A.6.  Horizontal Composition of Network Slices

   It may be that end-to-end connectivity is achieved using a set of
   cooperating networks as described in Section 5.3.  For example, there
   may be multiple interconnected networks that provide the required
   connectivity as shown in Figure 11.  The networks may utilize
   different technologies and may be under separate administrative
   control.

               CE1                                       CE2
                |                                         |
               SDP1                                      SDP2
                |                                         |
               _|____       ______       ______       ____|_
              (      )     (      )     (      )     (      )
             (        )---(        )---(        )---(        )
              (______)     (______)     (______)     (______)

        Figure 11: Example Customer View of Interconnected Networks
                     Providing End-to-End Connectivity

   In this scenario, the customer (represented by CE1 and CE2) may
   request an IETF Network Slice Service connecting the CEs.  The
   customer considers the SDPs at the edge (shown as SDP1 and SDP2 in
   Figure 11) and might not be aware of how the end-to-end connectivity
   is composed.

   However, because the various networks may be of different
   technologies and under separate administrative control, the networks
   are sliced individually, and coordination is necessary to deliver the
   desired connectivity.  The Network-to-Network Interfaces (NNIs) are
   present as SDPs for the IETF Network Slices in each network, so that
   each network is individually sliced.  In the example in Figure 12,
   this is illustrated as network 1 (N/w1) being sliced between SDP1 and
   SDPX, N/w2 being sliced between SDPY and SDPU, etc.  The coordination
   activity involves binding the SDPs, and hence the connectivity
   constructs, to achieve end-to-end connectivity with the required SLOs
   and SLEs.  In this way, simple and complex end-to-end connectivity
   can be achieved with a variety of connectivity constructs in the IETF
   Network Slices of different networks "stitched" together.

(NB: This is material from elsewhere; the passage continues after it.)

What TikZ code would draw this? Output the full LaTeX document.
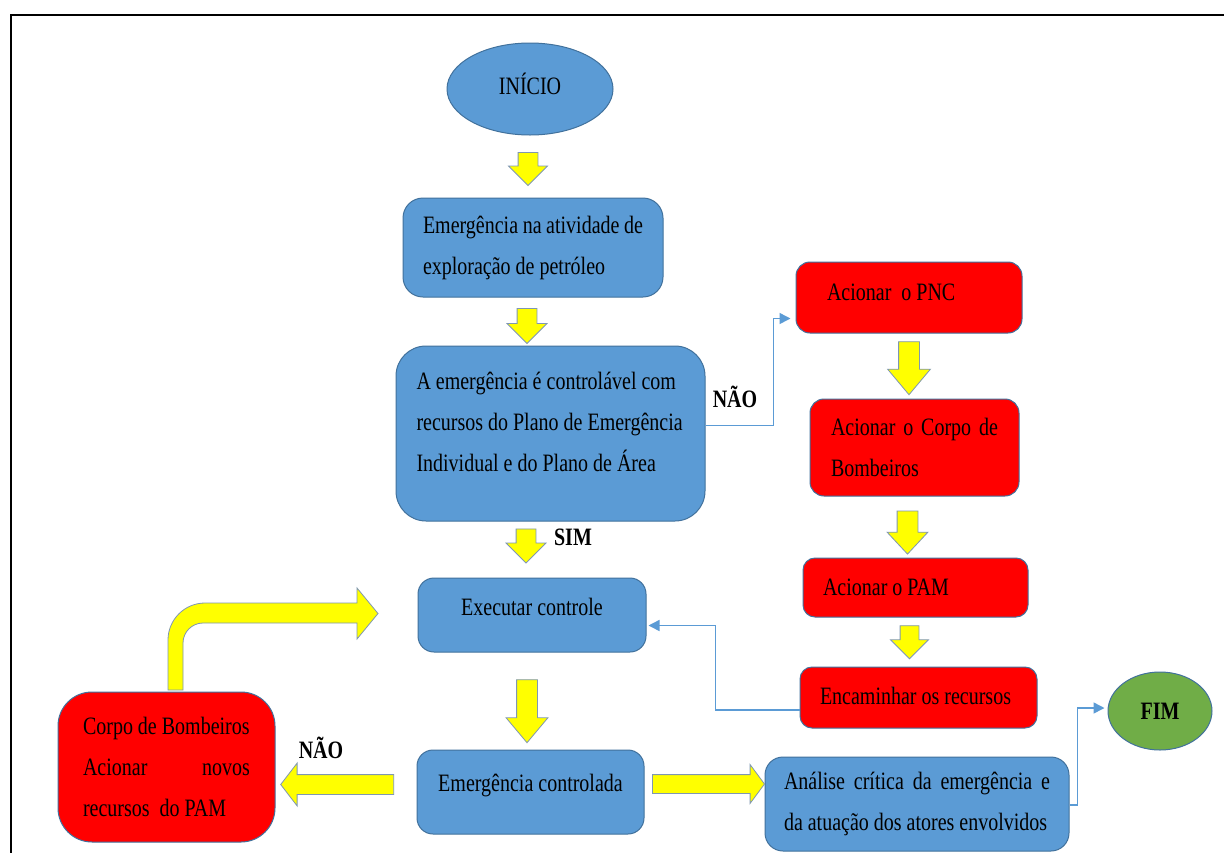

          CE1                                                CE2
           |                                                  |
          SDP1                                               SDP2
           |                                                  |
          _|____          ______          ______          ____|_
         (      ) SDPX   (      ) SDPU   (      ) SDPS   (      )
        (  N/w1  )------(  N/w2  )------(  N/w3  )------(  N/w4  )
         (______)   SDPY (______)   SDPV (______)   SDPT (______)

    Figure 12: Example Delivery of an End-to-End IETF Network Slice with
                          Interconnected Networks

   The controller/coordinator relationship is shown in Figure 13.

         --------------
        | Network      |
        | Slice        |
        | Orchestrator |
         --------------
          | IETF Network Slice
          | Service Request
          |                    Customer view
      ....|................................
         -v----------------    Coordinator view
        |Coordinator       |
        |                  |
         ------------------
          |             |_________________
          |                               |
          |                               |
      ....|.......................    ....|.....................
         -v--------------                -v--------------
        |Controller1     | Operator1    |Controller2     | Operator2
        |  ------------  |              |  ------------  |
        | | IETF       | |              | | IETF       | |
        | | Network    | |              | | Network    | |
        | | Slice      | |              | | Slice      | |
        | | Controller | |              | | Controller | |
        | | (NSC)      | |              | | (NSC)      | |
        |  ------------  |              |  ------------  |
    ....|  | Network     |............  |  | Network     |............
        |  | Config      | Underlay1    |  | Config      | Underlay2
        |  v             |              |  v             |
        |  ------------  |              |  ------------  |
        | | Network    | |              | | Network    | |
        | | Controller | |              | | Controller | |
        | | (NC)       | |              | | (NC)       | |
        |  ------------  |              |  ------------  |
         ----------------                ----------------
          | Device Configuration
          v

     Figure 13: Example Relationship of IETF Network Slice Coordination

Acknowledgments

   The entire TEAS Network Slicing design team and everyone
   participating in related discussions has contributed to this
   document.  Some text fragments in the document have been copied from
   the [ENHANCED-VPN], for which we are grateful.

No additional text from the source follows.